| EXERCISE TASK |
Each line from the top of the listing through the one holding "y_ticks = [0, 500, 1000, 1500, 2000, 2500, 3000, 3500]" should be restated word for word, with nothing added and no pictures.

| DATASET SECTION |
▼

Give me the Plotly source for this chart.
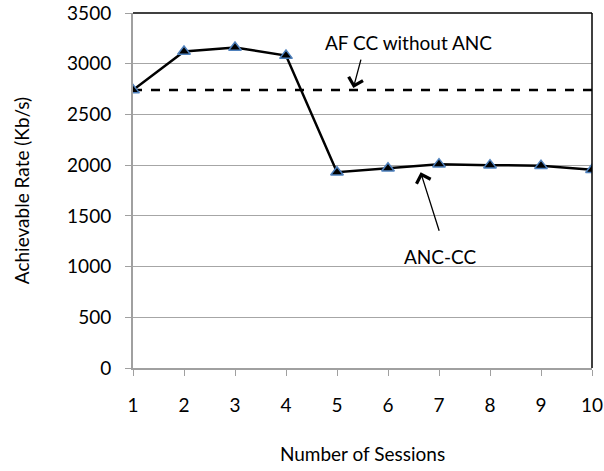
import plotly.graph_objects as go

sessions = [1, 2, 3, 4, 5, 6, 7, 8, 9, 10]
anc_cc = [2740, 3120, 3160, 3080, 1930, 1970, 2010, 2000, 1995, 1955]
af_cc = [2740] * 10
y_ticks = [0, 500, 1000, 1500, 2000, 2500, 3000, 3500]

font = "Lato, 'Open Sans', sans-serif"
fs = 19

fig = go.Figure()
fig.add_trace(go.Scatter(x=sessions, y=af_cc, mode="lines",
                         line=dict(color="black", width=2.5, dash="dash"),
                         showlegend=False, hoverinfo="skip"))
fig.add_trace(go.Scatter(x=sessions, y=anc_cc, mode="lines+markers",
                         line=dict(color="black", width=2.5),
                         marker=dict(symbol="triangle-up", size=11, color="black",
                                     line=dict(color="#4f81bd", width=1.5)),
                         showlegend=False))

fig.add_annotation(x=6.40, y=3205, text="AF CC without ANC", showarrow=False,
                   font=dict(family=font, size=fs, color="black"))
fig.add_annotation(x=5.32, y=2760, ax=8, ay=-30, text="", showarrow=True,
                   arrowhead=4, arrowsize=2.2, arrowwidth=1.3, arrowcolor="black")
fig.add_annotation(x=7.03, y=1095, text="ANC-CC", showarrow=False,
                   font=dict(family=font, size=fs, color="black"))
fig.add_annotation(x=6.64, y=1930, ax=19, ay=60, text="", showarrow=True,
                   arrowhead=4, arrowsize=2.2, arrowwidth=1.3, arrowcolor="black")

fig.update_layout(
    width=604, height=471,
    margin=dict(l=133, r=12, t=13, b=103, autoexpand=False),
    plot_bgcolor="white", paper_bgcolor="white",
    font=dict(family=font, size=fs, color="black"),
    xaxis=dict(range=[1, 10], tickvals=sessions, ticks="outside", ticklen=6,
               tickcolor="#a0a0a0", showgrid=False, showline=True,
               linecolor="#a0a0a0", linewidth=2, mirror=False, zeroline=False,
               ticklabelstandoff=13, automargin=False,
               title=dict(text="Number of Sessions", standoff=33,
                          font=dict(family=font, size=fs))),
    yaxis=dict(range=[0, 3500], tickvals=y_ticks, ticks="outside", ticklen=6,
               tickcolor="#a0a0a0", showgrid=True, gridcolor="#a6a6a6", gridwidth=1,
               showline=True, linecolor="#a0a0a0", linewidth=2, zeroline=False,
               ticklabelstandoff=10, automargin=False,
               title=dict(text="Achievable Rate (Kb/s)", standoff=32,
                          font=dict(family=font, size=fs))),
)

# black top and right borders
fig.add_shape(type="line", xref="paper", yref="paper", x0=0, x1=1, y0=1, y1=1,
              line=dict(color="black", width=1.5))
fig.add_shape(type="line", xref="paper", yref="paper", x0=1, x1=1, y0=0, y1=1,
              line=dict(color="black", width=1.5))

fig.write_html("out.html")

▲

| RESULT |
Give me the Plotly source for this chart.
import plotly.graph_objects as go

sessions = [1, 2, 3, 4, 5, 6, 7, 8, 9, 10]
anc_cc = [2740, 3120, 3160, 3080, 1930, 1970, 2010, 2000, 1995, 1955]
af_cc = [2740] * 10
y_ticks = [0, 500, 1000, 1500, 2000, 2500, 3000, 3500]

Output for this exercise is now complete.